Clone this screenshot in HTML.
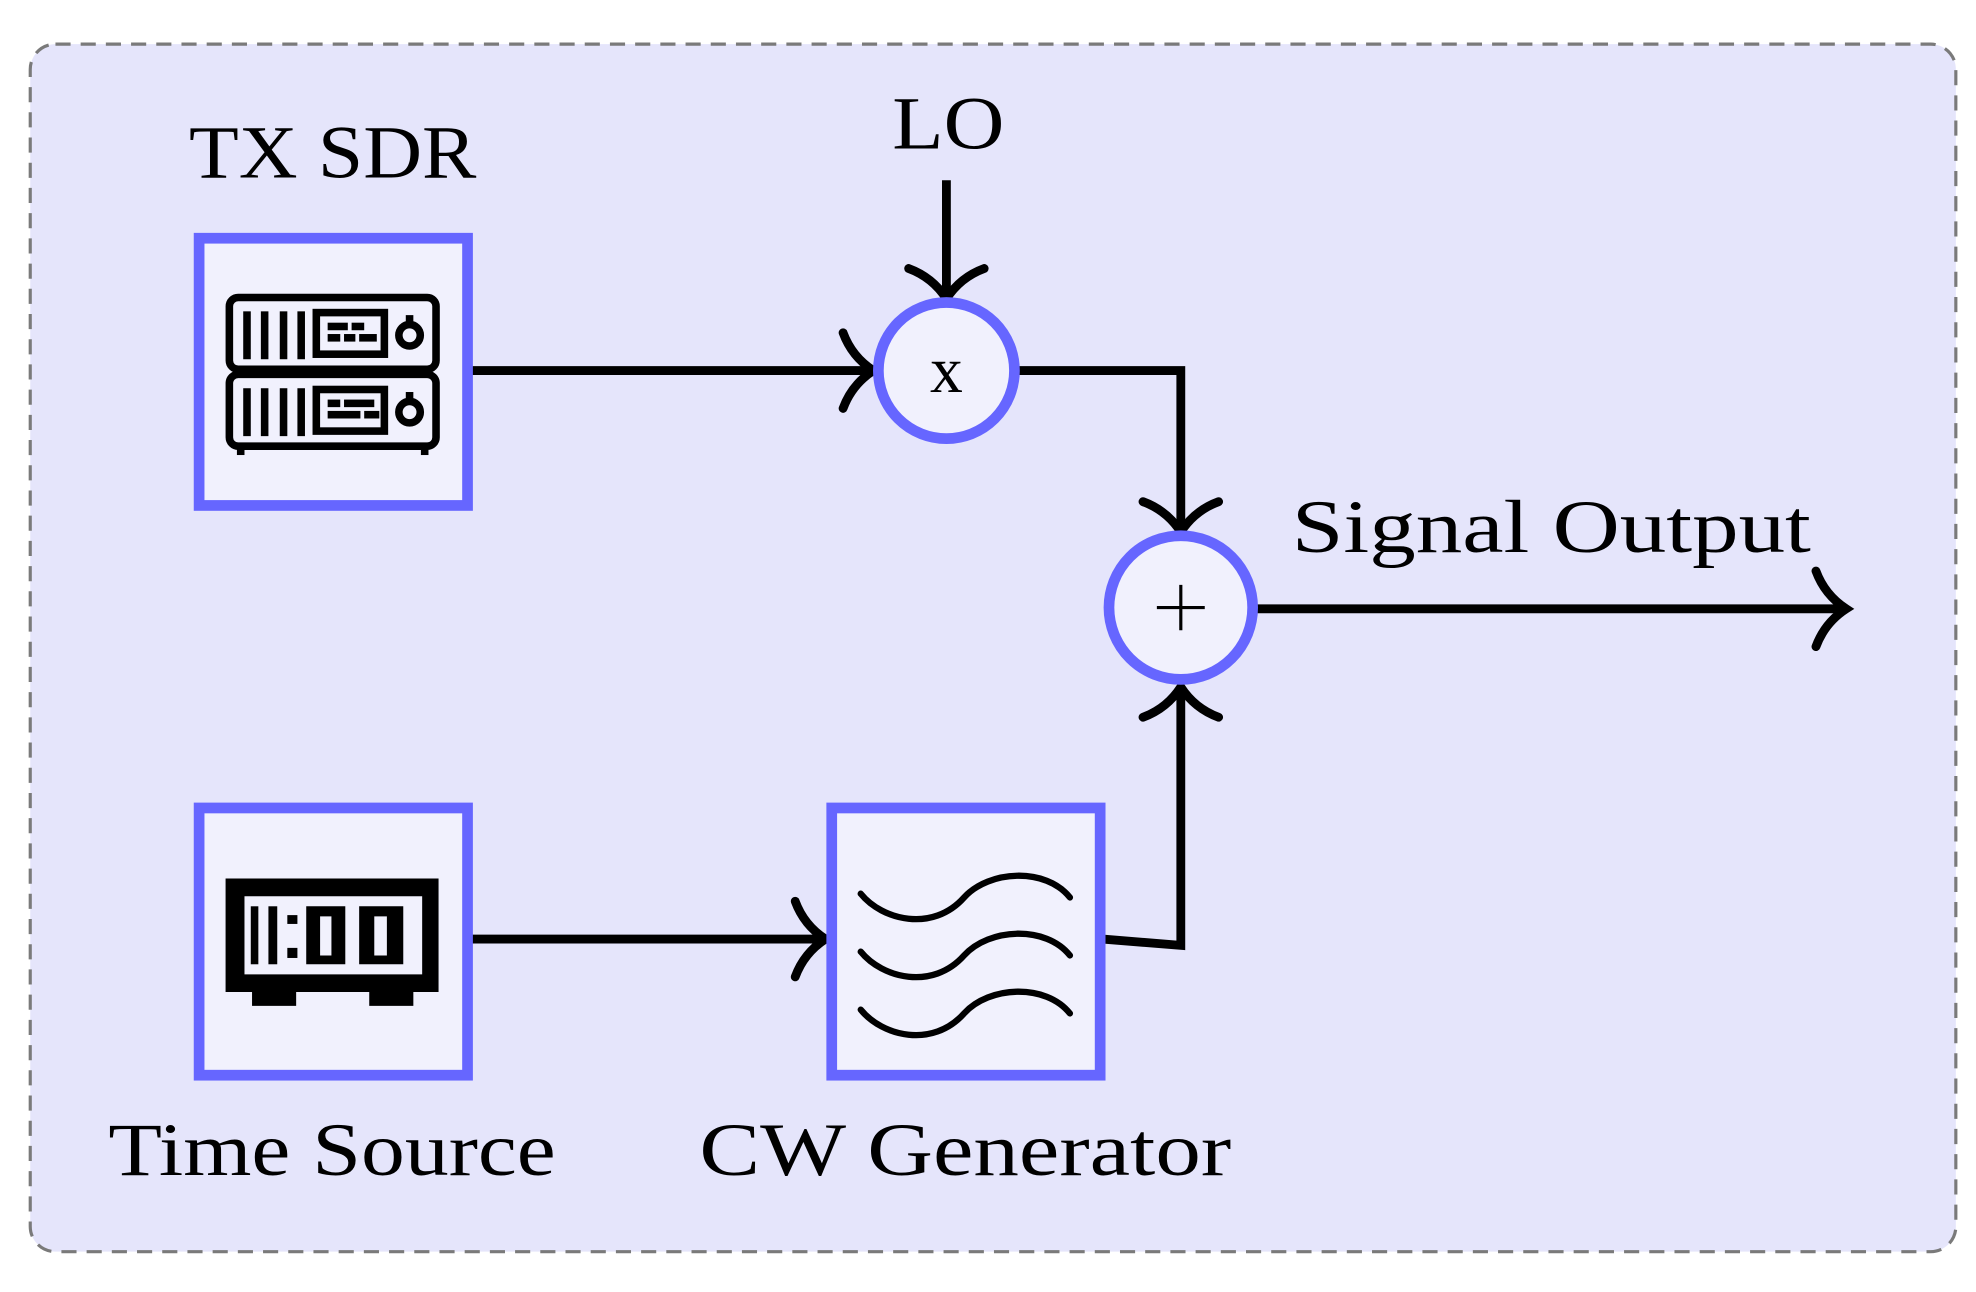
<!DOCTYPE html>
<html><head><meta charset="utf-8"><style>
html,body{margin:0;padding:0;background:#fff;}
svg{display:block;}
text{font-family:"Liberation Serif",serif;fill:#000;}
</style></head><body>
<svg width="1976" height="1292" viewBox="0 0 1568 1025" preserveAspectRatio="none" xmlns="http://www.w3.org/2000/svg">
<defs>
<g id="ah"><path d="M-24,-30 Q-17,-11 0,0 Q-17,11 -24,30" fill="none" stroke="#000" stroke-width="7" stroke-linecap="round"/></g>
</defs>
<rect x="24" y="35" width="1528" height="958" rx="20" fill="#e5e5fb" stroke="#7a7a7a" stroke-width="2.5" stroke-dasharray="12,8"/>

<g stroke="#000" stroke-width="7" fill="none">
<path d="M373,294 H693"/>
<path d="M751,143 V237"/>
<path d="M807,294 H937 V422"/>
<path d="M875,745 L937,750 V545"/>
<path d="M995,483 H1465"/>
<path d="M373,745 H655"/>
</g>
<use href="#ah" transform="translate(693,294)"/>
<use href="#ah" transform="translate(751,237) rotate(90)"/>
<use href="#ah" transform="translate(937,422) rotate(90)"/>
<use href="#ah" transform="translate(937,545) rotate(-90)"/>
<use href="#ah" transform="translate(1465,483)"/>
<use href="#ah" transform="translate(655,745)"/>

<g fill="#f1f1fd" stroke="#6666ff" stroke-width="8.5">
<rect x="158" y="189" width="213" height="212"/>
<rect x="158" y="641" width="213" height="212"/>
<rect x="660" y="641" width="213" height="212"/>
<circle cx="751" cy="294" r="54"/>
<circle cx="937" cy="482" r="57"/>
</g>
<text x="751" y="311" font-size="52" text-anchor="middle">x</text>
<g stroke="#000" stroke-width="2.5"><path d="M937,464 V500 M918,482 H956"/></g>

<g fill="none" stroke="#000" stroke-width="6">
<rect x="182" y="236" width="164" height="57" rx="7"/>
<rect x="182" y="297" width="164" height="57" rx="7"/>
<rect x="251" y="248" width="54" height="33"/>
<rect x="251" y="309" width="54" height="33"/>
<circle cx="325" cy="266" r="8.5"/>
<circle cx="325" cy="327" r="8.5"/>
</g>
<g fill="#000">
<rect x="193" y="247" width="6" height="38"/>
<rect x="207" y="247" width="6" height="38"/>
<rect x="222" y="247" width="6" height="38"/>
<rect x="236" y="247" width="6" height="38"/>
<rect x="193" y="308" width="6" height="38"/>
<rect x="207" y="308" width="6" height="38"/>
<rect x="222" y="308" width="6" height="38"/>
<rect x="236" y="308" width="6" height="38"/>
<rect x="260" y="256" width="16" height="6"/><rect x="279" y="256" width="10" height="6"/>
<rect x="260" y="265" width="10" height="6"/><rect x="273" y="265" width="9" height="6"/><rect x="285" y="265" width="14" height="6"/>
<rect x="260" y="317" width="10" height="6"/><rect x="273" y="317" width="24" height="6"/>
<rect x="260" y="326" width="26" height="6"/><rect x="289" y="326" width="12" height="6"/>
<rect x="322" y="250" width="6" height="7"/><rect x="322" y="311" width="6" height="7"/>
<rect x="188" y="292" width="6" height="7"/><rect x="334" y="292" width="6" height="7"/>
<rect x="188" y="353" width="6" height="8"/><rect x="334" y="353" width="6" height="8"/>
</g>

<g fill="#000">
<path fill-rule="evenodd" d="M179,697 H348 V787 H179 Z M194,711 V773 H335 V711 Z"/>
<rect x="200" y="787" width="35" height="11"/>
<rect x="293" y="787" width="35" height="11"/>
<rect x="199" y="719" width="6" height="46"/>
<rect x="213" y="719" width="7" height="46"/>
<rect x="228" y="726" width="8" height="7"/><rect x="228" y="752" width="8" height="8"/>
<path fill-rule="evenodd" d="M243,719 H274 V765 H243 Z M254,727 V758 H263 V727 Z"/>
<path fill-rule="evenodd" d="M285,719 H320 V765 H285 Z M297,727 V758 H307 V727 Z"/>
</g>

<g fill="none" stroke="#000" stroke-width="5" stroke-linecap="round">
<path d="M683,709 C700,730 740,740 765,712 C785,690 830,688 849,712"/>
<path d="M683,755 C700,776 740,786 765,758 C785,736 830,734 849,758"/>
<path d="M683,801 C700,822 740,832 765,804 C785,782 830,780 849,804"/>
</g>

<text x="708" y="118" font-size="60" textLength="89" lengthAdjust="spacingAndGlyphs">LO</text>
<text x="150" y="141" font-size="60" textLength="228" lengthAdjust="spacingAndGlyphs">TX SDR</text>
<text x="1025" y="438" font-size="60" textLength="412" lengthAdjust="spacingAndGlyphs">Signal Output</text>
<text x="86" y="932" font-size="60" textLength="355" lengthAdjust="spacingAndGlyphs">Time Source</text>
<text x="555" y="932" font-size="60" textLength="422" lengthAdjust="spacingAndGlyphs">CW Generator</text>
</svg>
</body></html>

──────────────────────────────

Repeat the data exactly, without the pictures.

### Worked answer
Clone this screenshot in HTML.
<!DOCTYPE html>
<html><head><meta charset="utf-8"><style>
html,body{margin:0;padding:0;background:#fff;}
svg{display:block;}
text{font-family:"Liberation Serif",serif;fill:#000;}
</style></head><body>
<svg width="1976" height="1292" viewBox="0 0 1568 1025" preserveAspectRatio="none" xmlns="http://www.w3.org/2000/svg">
<defs>
<g id="ah"><path d="M-24,-30 Q-17,-11 0,0 Q-17,11 -24,30" fill="none" stroke="#000" stroke-width="7" stroke-linecap="round"/></g>
</defs>
<rect x="24" y="35" width="1528" height="958" rx="20" fill="#e5e5fb" stroke="#7a7a7a" stroke-width="2.5" stroke-dasharray="12,8"/>

<g stroke="#000" stroke-width="7" fill="none">
<path d="M373,294 H693"/>
<path d="M751,143 V237"/>
<path d="M807,294 H937 V422"/>
<path d="M875,745 L937,750 V545"/>
<path d="M995,483 H1465"/>
<path d="M373,745 H655"/>
</g>
<use href="#ah" transform="translate(693,294)"/>
<use href="#ah" transform="translate(751,237) rotate(90)"/>
<use href="#ah" transform="translate(937,422) rotate(90)"/>
<use href="#ah" transform="translate(937,545) rotate(-90)"/>
<use href="#ah" transform="translate(1465,483)"/>
<use href="#ah" transform="translate(655,745)"/>

<g fill="#f1f1fd" stroke="#6666ff" stroke-width="8.5">
<rect x="158" y="189" width="213" height="212"/>
<rect x="158" y="641" width="213" height="212"/>
<rect x="660" y="641" width="213" height="212"/>
<circle cx="751" cy="294" r="54"/>
<circle cx="937" cy="482" r="57"/>
</g>
<text x="751" y="311" font-size="52" text-anchor="middle">x</text>
<g stroke="#000" stroke-width="2.5"><path d="M937,464 V500 M918,482 H956"/></g>

<g fill="none" stroke="#000" stroke-width="6">
<rect x="182" y="236" width="164" height="57" rx="7"/>
<rect x="182" y="297" width="164" height="57" rx="7"/>
<rect x="251" y="248" width="54" height="33"/>
<rect x="251" y="309" width="54" height="33"/>
<circle cx="325" cy="266" r="8.5"/>
<circle cx="325" cy="327" r="8.5"/>
</g>
<g fill="#000">
<rect x="193" y="247" width="6" height="38"/>
<rect x="207" y="247" width="6" height="38"/>
<rect x="222" y="247" width="6" height="38"/>
<rect x="236" y="247" width="6" height="38"/>
<rect x="193" y="308" width="6" height="38"/>
<rect x="207" y="308" width="6" height="38"/>
<rect x="222" y="308" width="6" height="38"/>
<rect x="236" y="308" width="6" height="38"/>
<rect x="260" y="256" width="16" height="6"/><rect x="279" y="256" width="10" height="6"/>
<rect x="260" y="265" width="10" height="6"/><rect x="273" y="265" width="9" height="6"/><rect x="285" y="265" width="14" height="6"/>
<rect x="260" y="317" width="10" height="6"/><rect x="273" y="317" width="24" height="6"/>
<rect x="260" y="326" width="26" height="6"/><rect x="289" y="326" width="12" height="6"/>
<rect x="322" y="250" width="6" height="7"/><rect x="322" y="311" width="6" height="7"/>
<rect x="188" y="292" width="6" height="7"/><rect x="334" y="292" width="6" height="7"/>
<rect x="188" y="353" width="6" height="8"/><rect x="334" y="353" width="6" height="8"/>
</g>

<g fill="#000">
<path fill-rule="evenodd" d="M179,697 H348 V787 H179 Z M194,711 V773 H335 V711 Z"/>
<rect x="200" y="787" width="35" height="11"/>
<rect x="293" y="787" width="35" height="11"/>
<rect x="199" y="719" width="6" height="46"/>
<rect x="213" y="719" width="7" height="46"/>
<rect x="228" y="726" width="8" height="7"/><rect x="228" y="752" width="8" height="8"/>
<path fill-rule="evenodd" d="M243,719 H274 V765 H243 Z M254,727 V758 H263 V727 Z"/>
<path fill-rule="evenodd" d="M285,719 H320 V765 H285 Z M297,727 V758 H307 V727 Z"/>
</g>

<g fill="none" stroke="#000" stroke-width="5" stroke-linecap="round">
<path d="M683,709 C700,730 740,740 765,712 C785,690 830,688 849,712"/>
<path d="M683,755 C700,776 740,786 765,758 C785,736 830,734 849,758"/>
<path d="M683,801 C700,822 740,832 765,804 C785,782 830,780 849,804"/>
</g>

<text x="708" y="118" font-size="60" textLength="89" lengthAdjust="spacingAndGlyphs">LO</text>
<text x="150" y="141" font-size="60" textLength="228" lengthAdjust="spacingAndGlyphs">TX SDR</text>
<text x="1025" y="438" font-size="60" textLength="412" lengthAdjust="spacingAndGlyphs">Signal Output</text>
<text x="86" y="932" font-size="60" textLength="355" lengthAdjust="spacingAndGlyphs">Time Source</text>
<text x="555" y="932" font-size="60" textLength="422" lengthAdjust="spacingAndGlyphs">CW Generator</text>
</svg>
</body></html>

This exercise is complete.